Morning is a dark time right now in Minnesota.
Of course, it's dark everywhere this time of year (except in maybe another hemisphere). But our lamentable lack of snow and dank cloud cover has added an extra layer of dreary as of late.
Combine that with the incredible fog that's been brooding over us the past few days, and southwest Minnesota was transformed into foggy London town yesterday. My hour long drive down to Iowa at 8:00am was a strange experience. I knew I was on the prairie, and would get glimpses of it every once in awhile, but I could just have easily been back in New Hampshire with the ocean just around the next corner.
No, I was not driving to Iowa just for the fun of it (insert Iowa joke here). An elderly parishioner from one of the churches I serve lives in a Senior Living facility down there. We've never met before, and I was a bit nervous. You see, she has Alzheimer's and lives in the Memory Wing of her senior apartment complex. I have worked with people with this disease before...but still, there's always some trepidation that goes along with meeting a person for the first time who lives in an alternate reality. It can be a scary experience, both for them and for the visitors to their strange new worlds. And yet, some of the most incredibly human and divine experiences I've ever had have been with people such as the lady I was going to visit. You just never quite know what you're going to get.
I got lost, of course, both because of my iPad and because of my miserable sense of direction. So by the time I walked into the common room of Alice's (not her real name) home, I was thoroughly discomfited. (Translation: I was feeling like a downright fool, as I always do when I get lost.) It was a very large, open room, about the size of the top floor of my house. It was decorated beautifully for Christmas, tree and all. There were several chairs and couches, a large tv mounted on one wall, and behind the couches a series of tables and seats leading up to a wall of windows. It was a room that had obviously been planned with care and concern for its residents.
As I'd never met Alice before, I hesitated, casting glances at the various residents of the room, trying to match a face to the picture I'd seen.

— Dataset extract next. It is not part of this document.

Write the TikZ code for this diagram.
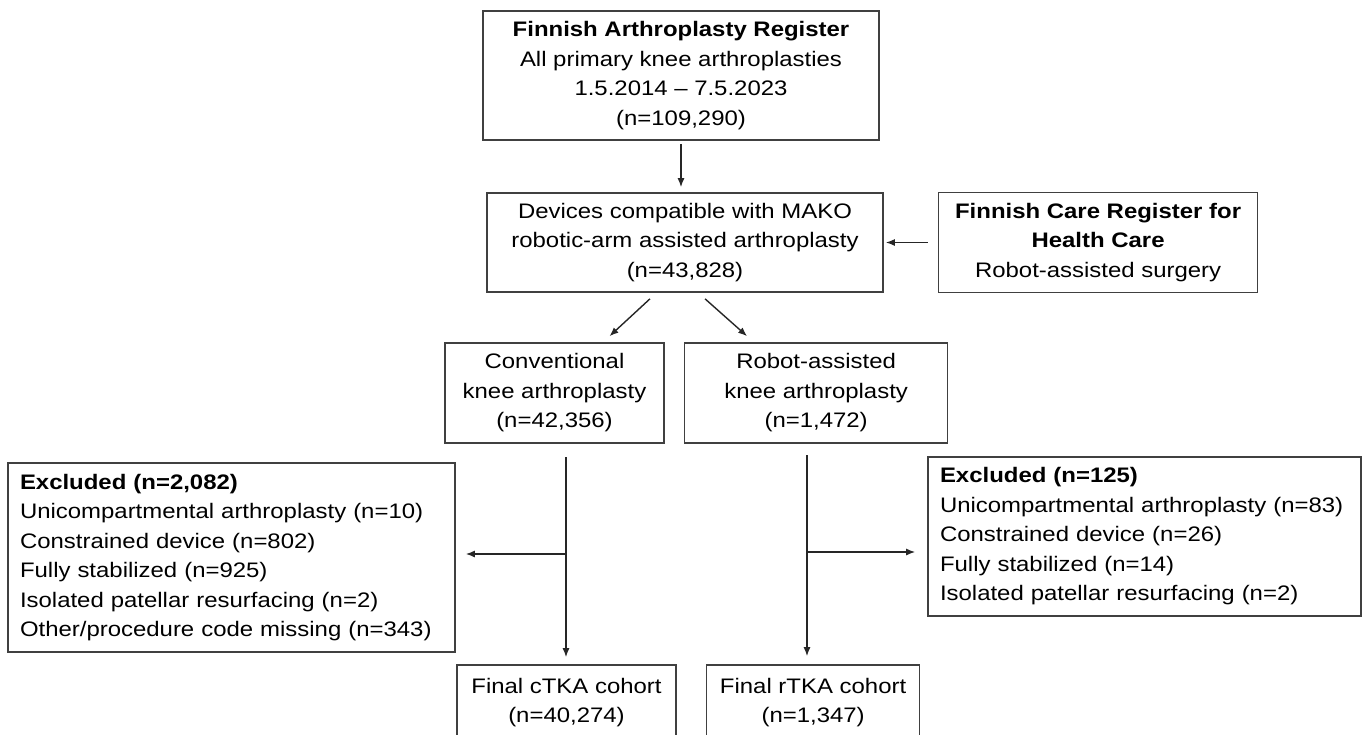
\documentclass[tikz,border=0pt]{standalone}
\usepackage{fontspec}
\setmainfont{Liberation Sans}[FakeStretch=1.14]
\usetikzlibrary{positioning, arrows.meta}
\tikzset{
x=1pt, y=-1pt, % one unit is one pixel of the layout, y runs downwards
>={Latex[length=9pt,width=7pt]}, % small filled arrow heads
box/.style={draw=black!75, line width=1.6pt, align=center, inner sep=0pt,
  font=\fontsize{21}{29.5}\selectfont}, % plain framed box
listbox/.style={box, align=left, inner xsep=12pt}, % box with a left aligned list
link/.style={->, line width=1.4pt, black!85}, % the connectors
}

\begin{document}
\begin{tikzpicture}
        \useasboundingbox (0,0) rectangle (1368,734);
        \clip (0,0) rectangle (1368,734);

        \node[box, minimum width=396pt, minimum height=129pt] (far) at (681,75.5)
          {\textbf{Finnish Arthroplasty Register}\\All primary knee arthroplasties\\1.5.2014 -- 7.5.2023\\(n=109,290)};
        \node[box, minimum width=396pt, minimum height=99pt] (mako) at (685,242.5)
          {Devices compatible with MAKO\\robotic-arm assisted arthroplasty\\(n=43,828)};
        \node[box, minimum width=319pt, minimum height=100pt, right=54pt of mako] (care)
          {\textbf{Finnish Care Register for}\\\textbf{Health Care}\\Robot-assisted surgery};
        \node[box, minimum width=219pt, minimum height=100pt] (conv) at (554.5,393)
          {Conventional\\knee arthroplasty\\(n=42,356)};
        \node[box, minimum width=263pt, minimum height=100pt, right=19pt of conv] (robot)
          {Robot-assisted\\knee arthroplasty\\(n=1,472)};
        \node[listbox, text width=423pt, minimum height=189pt] (exclL) at (231.5,557.5)
          {\textbf{Excluded (n=2,082)}\\Unicompartmental arthroplasty (n=10)\\Constrained device (n=802)\\Fully stabilized (n=925)\\Isolated patellar resurfacing (n=2)\\Other/procedure code missing (n=343)};
        \node[listbox, text width=409pt, minimum height=159pt] (exclR) at (1144.5,536.5)
          {\textbf{Excluded (n=125)}\\Unicompartmental arthroplasty (n=83)\\Constrained device (n=26)\\Fully stabilized (n=14)\\Isolated patellar resurfacing (n=2)};
        \node[box, minimum width=219pt, minimum height=75pt] (finC) at (566.5,702.5)
          {Final cTKA cohort\\(n=40,274)};
        \node[box, minimum width=213pt, minimum height=75pt, right=29pt of finC] (finR)
          {Final rTKA cohort\\(n=1,347)};

        \coordinate (cTop) at (566,457);
        \coordinate (cSplit) at (566,554);
        \coordinate (rTop) at (807,455);
        \coordinate (rSplit) at (807,552);

        \draw[link, shorten <=3pt, shorten >=5pt] (far.south) -- (far.south |- mako.north);
        \draw[link, shorten <=10pt, shorten >=2pt] (care.west) -- (mako.east);
        \draw[link] ([xshift=-35pt,yshift=-6pt]mako.south) -- ([xshift=55pt,yshift=6pt]conv.north);
        \draw[link] ([xshift=20pt,yshift=-6pt]mako.south) -- ([xshift=-69pt,yshift=6pt]robot.north);
        \draw[link, shorten >=7pt] (cTop) -- (cTop |- finC.north);
        \draw[link, shorten >=10pt] (cSplit) -- (cSplit -| exclL.east);
        \draw[link, shorten >=8pt] (rTop) -- (rTop |- finR.north);
        \draw[link, shorten >=12pt] (rSplit) -- (rSplit -| exclR.west);
      \end{tikzpicture}
\end{document}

One of the nurses took pity on my obviously forlorn self and led me to Alice. Even though she didn't know me, she got up almost immediately when I asked if we could chat. There after came a strange game of something akin to musical chairs: I tried to sit down at the closest table behind the couches, but she moved to the next one over. So I went to join her at her table, and then she moved to the next, until finally we were at the table closest to the Christmas tree and windows. "So you can...see...some things," Alice said softly, smiling and gesturing toward the window. I realized she'd led me to the table that had the best view of the room and outside. We sat.

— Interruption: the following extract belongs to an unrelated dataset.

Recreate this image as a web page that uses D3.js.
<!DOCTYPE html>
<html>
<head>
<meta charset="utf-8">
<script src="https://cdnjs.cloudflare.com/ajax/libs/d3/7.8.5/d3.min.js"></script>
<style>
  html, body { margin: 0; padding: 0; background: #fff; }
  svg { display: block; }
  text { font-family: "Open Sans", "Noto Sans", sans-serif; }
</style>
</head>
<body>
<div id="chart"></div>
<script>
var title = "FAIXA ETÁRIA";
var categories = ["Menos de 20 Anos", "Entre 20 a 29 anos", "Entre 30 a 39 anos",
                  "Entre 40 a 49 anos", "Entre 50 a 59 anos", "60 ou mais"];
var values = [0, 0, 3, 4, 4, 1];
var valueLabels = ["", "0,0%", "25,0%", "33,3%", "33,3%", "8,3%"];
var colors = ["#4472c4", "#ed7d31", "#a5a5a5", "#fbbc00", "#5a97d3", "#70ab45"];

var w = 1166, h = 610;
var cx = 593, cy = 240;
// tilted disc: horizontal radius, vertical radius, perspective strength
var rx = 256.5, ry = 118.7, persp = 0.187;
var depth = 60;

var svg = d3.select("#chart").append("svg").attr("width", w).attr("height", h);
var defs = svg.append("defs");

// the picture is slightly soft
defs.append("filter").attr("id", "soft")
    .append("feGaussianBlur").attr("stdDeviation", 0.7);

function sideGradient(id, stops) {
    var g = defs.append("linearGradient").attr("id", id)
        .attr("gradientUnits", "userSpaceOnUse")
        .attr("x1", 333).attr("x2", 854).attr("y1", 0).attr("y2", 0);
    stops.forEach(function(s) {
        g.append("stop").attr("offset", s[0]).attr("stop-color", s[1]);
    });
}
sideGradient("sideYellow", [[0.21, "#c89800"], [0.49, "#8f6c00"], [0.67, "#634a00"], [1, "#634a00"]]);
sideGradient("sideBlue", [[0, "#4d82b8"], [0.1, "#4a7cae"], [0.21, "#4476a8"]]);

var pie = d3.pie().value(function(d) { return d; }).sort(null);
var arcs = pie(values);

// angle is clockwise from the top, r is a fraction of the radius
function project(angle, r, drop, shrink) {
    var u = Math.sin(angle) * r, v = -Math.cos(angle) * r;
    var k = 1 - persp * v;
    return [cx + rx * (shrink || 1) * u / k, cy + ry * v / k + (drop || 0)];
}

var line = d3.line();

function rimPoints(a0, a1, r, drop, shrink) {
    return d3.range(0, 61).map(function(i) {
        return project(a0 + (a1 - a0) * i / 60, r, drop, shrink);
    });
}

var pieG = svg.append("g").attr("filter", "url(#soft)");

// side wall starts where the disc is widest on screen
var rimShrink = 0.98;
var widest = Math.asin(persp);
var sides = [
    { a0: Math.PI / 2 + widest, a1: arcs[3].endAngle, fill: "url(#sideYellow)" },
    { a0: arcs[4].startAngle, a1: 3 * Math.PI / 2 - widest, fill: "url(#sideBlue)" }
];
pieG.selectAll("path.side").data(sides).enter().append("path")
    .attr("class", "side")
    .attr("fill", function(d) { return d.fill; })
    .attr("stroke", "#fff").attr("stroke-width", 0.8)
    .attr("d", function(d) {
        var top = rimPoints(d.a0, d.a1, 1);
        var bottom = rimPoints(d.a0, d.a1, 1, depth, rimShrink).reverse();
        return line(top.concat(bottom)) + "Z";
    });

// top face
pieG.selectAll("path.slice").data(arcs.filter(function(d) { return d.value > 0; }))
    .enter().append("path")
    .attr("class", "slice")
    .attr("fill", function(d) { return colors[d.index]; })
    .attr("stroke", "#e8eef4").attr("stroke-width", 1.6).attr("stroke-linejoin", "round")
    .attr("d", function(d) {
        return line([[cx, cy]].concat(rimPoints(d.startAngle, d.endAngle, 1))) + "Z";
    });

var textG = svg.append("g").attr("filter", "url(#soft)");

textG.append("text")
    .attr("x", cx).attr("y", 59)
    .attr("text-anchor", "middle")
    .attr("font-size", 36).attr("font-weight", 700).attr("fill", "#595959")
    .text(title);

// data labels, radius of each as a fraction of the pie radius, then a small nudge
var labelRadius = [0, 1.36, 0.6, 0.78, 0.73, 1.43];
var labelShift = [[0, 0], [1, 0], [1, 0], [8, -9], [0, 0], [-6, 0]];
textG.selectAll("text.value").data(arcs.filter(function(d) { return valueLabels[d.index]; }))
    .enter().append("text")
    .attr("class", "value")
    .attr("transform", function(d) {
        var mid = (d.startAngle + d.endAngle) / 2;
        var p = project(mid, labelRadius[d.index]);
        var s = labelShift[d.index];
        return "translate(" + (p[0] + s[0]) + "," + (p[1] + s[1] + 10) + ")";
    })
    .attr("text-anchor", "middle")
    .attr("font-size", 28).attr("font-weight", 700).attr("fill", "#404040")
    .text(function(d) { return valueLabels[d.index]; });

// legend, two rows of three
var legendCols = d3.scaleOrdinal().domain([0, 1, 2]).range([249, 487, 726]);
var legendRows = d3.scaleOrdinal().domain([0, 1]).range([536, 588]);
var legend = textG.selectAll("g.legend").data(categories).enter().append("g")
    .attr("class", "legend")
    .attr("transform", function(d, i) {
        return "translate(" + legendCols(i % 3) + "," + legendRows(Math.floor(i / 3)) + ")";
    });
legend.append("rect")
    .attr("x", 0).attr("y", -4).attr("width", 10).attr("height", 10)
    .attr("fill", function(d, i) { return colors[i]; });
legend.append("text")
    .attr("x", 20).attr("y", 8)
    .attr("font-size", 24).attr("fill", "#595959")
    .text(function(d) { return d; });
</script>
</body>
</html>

Our conversation at first was quite stilted. If you've never had the chance, introducing yourself to and having a conversation with someone who has memory loss can be difficult. When in such a situation, I first try to determine how extensive are their memory issues: do they remember the church they used to attend where I am now a pastor? Does asking questions about their past agitate them? How much do they remember about the conversation from minute to minute? It soon became apparent that Alice most certainly remembered her church, wasn't bothered if she couldn't remember things about her past, and generally had just a sweet disposition. Our exchanges were very short since she had trouble elaborating on her thoughts. There were long pauses as I thought of things to say. Soon, she asked again where I was from, and our conversation began again: her church...her family...her Christmas plans...the Christmas decorations in the room...the weather.

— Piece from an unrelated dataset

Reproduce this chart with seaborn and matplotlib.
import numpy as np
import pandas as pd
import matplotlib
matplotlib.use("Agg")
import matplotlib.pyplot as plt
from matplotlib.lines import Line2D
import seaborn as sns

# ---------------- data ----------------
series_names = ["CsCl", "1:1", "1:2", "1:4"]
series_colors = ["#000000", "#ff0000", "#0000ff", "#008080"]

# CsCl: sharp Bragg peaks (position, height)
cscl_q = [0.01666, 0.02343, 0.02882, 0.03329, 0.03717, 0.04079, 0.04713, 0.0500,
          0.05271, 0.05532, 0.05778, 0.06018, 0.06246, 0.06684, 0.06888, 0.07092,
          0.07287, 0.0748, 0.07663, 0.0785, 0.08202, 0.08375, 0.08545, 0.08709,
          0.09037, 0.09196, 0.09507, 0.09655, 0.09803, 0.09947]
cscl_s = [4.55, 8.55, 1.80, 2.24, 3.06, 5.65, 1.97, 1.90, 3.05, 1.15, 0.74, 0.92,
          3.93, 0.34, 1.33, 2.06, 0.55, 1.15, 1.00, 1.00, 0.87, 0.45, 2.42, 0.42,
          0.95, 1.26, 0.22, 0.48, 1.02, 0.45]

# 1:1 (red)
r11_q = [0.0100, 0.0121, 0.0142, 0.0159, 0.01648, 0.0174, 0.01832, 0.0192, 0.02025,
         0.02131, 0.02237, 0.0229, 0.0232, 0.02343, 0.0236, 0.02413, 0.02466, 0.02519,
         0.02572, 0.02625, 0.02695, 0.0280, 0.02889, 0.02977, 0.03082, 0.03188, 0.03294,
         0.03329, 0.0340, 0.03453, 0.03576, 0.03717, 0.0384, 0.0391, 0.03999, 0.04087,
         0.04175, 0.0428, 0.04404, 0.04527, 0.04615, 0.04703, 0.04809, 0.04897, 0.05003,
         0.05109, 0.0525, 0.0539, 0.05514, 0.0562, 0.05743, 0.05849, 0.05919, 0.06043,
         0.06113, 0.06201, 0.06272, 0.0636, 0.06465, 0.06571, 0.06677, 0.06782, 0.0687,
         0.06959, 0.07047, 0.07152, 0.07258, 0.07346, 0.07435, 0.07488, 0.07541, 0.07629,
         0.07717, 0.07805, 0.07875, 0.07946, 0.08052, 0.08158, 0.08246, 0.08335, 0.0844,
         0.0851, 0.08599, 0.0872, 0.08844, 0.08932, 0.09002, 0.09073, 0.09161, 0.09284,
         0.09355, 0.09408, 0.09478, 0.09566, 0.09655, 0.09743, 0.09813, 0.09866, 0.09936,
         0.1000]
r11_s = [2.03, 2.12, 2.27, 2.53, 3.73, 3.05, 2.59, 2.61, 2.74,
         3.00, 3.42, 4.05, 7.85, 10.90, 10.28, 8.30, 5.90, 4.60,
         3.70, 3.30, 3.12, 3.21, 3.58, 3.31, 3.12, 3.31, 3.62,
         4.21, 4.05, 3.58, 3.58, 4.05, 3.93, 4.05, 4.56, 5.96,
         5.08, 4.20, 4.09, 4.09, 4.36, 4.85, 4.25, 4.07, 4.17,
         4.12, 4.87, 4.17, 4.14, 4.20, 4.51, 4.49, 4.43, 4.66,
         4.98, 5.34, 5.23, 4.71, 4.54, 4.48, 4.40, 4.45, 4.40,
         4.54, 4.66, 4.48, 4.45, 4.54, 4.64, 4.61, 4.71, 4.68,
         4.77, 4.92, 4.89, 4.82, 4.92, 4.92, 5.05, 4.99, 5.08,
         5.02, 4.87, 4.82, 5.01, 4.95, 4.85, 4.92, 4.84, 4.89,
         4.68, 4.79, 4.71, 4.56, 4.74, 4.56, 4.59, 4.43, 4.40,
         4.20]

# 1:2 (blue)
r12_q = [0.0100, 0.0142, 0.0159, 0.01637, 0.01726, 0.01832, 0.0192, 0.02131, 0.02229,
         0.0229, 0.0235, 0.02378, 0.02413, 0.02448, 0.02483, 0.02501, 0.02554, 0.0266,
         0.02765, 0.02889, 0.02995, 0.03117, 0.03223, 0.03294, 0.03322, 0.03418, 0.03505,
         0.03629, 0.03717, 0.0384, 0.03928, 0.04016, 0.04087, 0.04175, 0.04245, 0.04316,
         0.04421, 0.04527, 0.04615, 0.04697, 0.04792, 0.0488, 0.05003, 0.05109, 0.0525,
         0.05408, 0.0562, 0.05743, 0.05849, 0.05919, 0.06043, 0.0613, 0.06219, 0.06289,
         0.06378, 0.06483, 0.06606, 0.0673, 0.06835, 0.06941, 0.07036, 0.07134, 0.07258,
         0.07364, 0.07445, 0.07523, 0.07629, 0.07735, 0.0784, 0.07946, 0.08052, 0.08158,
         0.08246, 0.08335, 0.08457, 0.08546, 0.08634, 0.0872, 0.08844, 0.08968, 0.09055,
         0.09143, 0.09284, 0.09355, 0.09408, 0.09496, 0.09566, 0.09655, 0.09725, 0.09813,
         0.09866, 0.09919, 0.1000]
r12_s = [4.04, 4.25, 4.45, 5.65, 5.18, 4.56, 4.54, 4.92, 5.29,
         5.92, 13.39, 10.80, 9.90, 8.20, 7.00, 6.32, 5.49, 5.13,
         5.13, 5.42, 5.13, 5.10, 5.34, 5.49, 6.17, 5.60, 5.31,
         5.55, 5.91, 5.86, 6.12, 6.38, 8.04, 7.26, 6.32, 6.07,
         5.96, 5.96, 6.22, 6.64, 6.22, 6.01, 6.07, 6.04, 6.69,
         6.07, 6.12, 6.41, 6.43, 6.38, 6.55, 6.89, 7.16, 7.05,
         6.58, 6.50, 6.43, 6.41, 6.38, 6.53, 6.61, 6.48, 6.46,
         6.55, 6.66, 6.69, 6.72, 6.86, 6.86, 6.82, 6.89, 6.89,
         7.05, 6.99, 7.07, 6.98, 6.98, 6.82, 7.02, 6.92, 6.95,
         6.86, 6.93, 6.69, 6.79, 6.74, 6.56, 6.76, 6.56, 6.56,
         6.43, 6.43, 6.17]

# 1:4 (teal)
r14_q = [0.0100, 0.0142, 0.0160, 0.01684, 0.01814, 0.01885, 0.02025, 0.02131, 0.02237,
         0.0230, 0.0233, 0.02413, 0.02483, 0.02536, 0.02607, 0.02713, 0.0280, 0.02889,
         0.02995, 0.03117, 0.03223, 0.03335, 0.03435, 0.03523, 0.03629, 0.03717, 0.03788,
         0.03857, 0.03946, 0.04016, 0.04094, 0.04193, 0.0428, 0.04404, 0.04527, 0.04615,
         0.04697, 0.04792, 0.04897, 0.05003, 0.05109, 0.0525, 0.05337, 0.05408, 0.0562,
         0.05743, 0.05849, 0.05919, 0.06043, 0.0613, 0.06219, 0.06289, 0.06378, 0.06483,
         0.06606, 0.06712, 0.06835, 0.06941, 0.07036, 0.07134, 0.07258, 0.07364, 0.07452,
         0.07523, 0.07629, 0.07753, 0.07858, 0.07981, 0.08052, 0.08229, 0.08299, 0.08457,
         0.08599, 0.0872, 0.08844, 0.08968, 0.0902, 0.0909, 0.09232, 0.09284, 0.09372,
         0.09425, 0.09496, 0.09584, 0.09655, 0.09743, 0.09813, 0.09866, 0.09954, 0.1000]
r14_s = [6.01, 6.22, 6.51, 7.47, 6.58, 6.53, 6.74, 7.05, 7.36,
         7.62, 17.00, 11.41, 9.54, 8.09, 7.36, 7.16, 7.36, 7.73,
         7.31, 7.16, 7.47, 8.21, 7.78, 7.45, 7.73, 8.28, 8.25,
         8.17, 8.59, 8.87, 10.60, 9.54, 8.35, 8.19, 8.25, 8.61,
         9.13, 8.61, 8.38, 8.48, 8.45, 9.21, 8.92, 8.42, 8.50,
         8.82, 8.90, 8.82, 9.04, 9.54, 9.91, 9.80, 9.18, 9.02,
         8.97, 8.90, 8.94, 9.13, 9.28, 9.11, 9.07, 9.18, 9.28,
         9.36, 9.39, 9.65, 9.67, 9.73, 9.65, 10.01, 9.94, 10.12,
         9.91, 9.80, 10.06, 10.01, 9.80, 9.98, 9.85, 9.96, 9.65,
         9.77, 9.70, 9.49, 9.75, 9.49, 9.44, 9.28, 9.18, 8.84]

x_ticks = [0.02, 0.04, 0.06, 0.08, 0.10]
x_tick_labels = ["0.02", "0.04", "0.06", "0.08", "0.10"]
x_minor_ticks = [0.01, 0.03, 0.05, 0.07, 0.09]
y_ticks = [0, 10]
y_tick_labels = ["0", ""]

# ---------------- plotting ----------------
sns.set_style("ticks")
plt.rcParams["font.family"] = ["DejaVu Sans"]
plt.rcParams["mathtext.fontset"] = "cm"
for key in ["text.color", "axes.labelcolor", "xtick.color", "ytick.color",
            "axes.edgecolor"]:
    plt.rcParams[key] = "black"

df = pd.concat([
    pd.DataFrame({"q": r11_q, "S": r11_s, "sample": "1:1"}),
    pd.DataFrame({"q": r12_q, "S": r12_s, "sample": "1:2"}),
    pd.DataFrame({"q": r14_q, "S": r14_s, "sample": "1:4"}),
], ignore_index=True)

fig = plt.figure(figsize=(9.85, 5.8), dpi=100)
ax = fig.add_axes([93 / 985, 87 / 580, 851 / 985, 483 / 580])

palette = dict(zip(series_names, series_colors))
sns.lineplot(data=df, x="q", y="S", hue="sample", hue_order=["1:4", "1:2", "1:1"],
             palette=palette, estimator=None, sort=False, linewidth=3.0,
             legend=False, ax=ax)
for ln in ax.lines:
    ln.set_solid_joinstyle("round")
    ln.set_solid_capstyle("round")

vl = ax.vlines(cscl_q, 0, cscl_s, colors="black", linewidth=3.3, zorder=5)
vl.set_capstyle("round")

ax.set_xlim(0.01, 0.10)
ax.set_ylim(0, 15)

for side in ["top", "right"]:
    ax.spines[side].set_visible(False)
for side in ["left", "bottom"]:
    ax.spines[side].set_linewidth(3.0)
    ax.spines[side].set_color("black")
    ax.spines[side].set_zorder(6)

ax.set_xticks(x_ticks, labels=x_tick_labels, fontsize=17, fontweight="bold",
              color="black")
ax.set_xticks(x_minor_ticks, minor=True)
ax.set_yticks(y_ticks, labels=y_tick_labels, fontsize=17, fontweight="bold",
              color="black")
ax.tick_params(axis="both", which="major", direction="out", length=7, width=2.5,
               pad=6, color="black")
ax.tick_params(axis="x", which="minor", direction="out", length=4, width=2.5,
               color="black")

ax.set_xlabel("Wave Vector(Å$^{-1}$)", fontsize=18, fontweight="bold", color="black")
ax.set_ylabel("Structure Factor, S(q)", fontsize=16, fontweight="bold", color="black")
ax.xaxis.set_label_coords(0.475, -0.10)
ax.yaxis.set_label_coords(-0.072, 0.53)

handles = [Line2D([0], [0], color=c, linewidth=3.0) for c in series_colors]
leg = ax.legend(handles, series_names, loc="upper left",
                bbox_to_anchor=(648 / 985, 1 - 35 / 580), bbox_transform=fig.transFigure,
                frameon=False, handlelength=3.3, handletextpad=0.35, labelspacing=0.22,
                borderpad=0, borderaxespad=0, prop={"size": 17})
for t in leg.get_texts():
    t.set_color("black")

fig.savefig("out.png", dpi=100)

This conversation repeated itself every few minutes, interspersed as before with long silences and companionable smiles. I started to relax a bit. As I said above, Alzheimer's is a tricky disease that affects people very differently, and can be a landmine to navigate--but Alice was obviously at peace with her world. I'd brought along my communion kit, so we shared the Lord's Supper together. I had to remind Alice what to do with the wafer, that it was alright to eat it, but she didn't seem to mind, and joined in with various words of the Lord's Prayer. After a few more minutes, we said goodbye, and I left.
As I was driving away, thinking and praying about the visit, I smiled rather ruefully to myself. It occurred to me that yes, perhaps I had come to "give" pastoral care to Alice, but much of the credit was certainly due her for the pleasant nature of the visit. She had been readily willing to engage this strange young person who had interrupted her morning. She had successfully offered what hospitality she could in showing me to the table with the finest view. My clumsy and prodding questions she'd answered with grace and cheerful shrugs when she couldn't remember. And with her sweet demeanor, she had helped me relax in what was potentially an awkward situation as two citizens of different realities came together over prayer and a shared spiritual meal.
Yes, I thought as my car slid through the hovering mist, these prairie people will teach me to be a pastor yet.